The shooting will be investigated by a grand jury, Deputy District Attorney John Hoover said. Hoover said he personally believed Martinek was justified because he was in danger of being killed.
“I don’t see anything wrong at all with anything that happened,” Hoover said.
Deputies became aware of Holm’s interest in buying cocaine about a week ago, Hoover said, and began organizing the sting operation Tuesday morning.
Deputies recorded telephone conversations with Holm where he discussed the specifics of the deal, and recorded him again via a body-wire on one of the investigators, Hoover said.
Martinek met with Holm at 2:30 p.m. and showed him a small quantity of cocaine to assure Holm that the cocaine was pure. Holm asked to buy 2.2 pounds of cocaine at a price that would be negotiated later in the day. Hoover said such a quantity of cocaine would generally sell for $20,000 in a similar street deal.
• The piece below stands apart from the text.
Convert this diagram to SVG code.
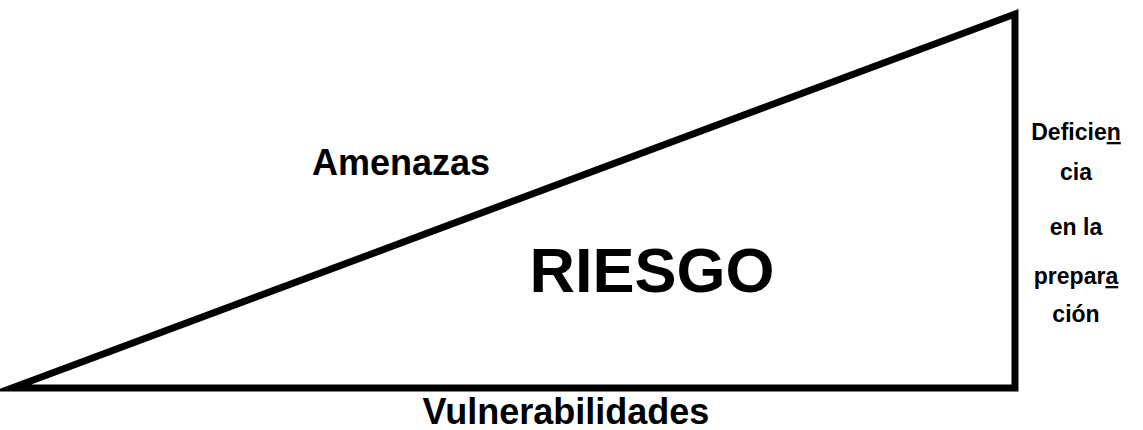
<svg xmlns="http://www.w3.org/2000/svg" width="1143" height="430" viewBox="0 0 1143 430">
<style>
.t{font-family:"Liberation Sans",Arial,sans-serif;font-weight:bold;fill:#000}
.s{font-size:23px;text-anchor:middle}
.u{text-decoration:underline}
</style>
<rect width="1143" height="430" fill="#fff"/>
<g id="triangle">
<polygon points="12,388 1015,14 1015,388" fill="none" stroke="#000" stroke-width="7" stroke-linejoin="miter" stroke-miterlimit="20"/>
</g>
<g id="labels">
<text class="t" x="401" y="175" font-size="36" text-anchor="middle">Amenazas</text>
<text class="t" x="652" y="292" font-size="63" text-anchor="middle">RIESGO</text>
<text class="t" x="566" y="424" font-size="36" text-anchor="middle">Vulnerabilidades</text>
<text class="t s" x="1076" y="140">Deficie<tspan class="u">n</tspan></text>
<text class="t s" x="1076" y="180">cia</text>
<text class="t s" x="1076" y="235">en la</text>
<text class="t s" x="1076" y="284">prepar<tspan class="u">a</tspan></text>
<text class="t s" x="1076" y="322">ción</text>
</g>
</svg>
Selling cocaine to a suspect is known as a “reverse sting” and is unusual, Hoover said, because of the risks involved. Under provisions of a district attorney’s policy adopted in 1987, sheriff’s detectives cleared the arrangement with Hoover, who is the senior deputy in charge of the office’s drug unit.
Hoover said such sting operations are done only against people who can be shown in court to be probable drug traffickers. He added that Holm’s previous convictions, information deputies gained from a confidential informant and things that Holm said on the surreptitious tape recordings convinced Hoover to recommend that the sting operation be approved.
The sale was arranged and was to have taken place at Northeast 53rd Avenue and Halsey Street. Police said Martinek and Holm sat in Martinek’s truck in the residential neighborhood and negotiated the sale for a few minutes before Holm pulled a gun and took the package of drugs.
Holm then started running away from Martinek’s pickup and slipped on the wet pavement as he crossed to the south side of Halsey, sheriff’s spokesman Bart Whalen said. Martinek shouted for Holm to halt, Holm then turned and pointed his gun toward Martinek, Whalen said, and Martinek fired.
Whalen said Holm ran about 50 feet toward a waiting getaway car after being shot through the heart. He then collapsed in the street. He later was pronounced dead at the scene.
Gayle Russell Putnam, 53, was arrested in the getaway car and charged with conspiracy to possess and distribute cocaine and first-degree robbery.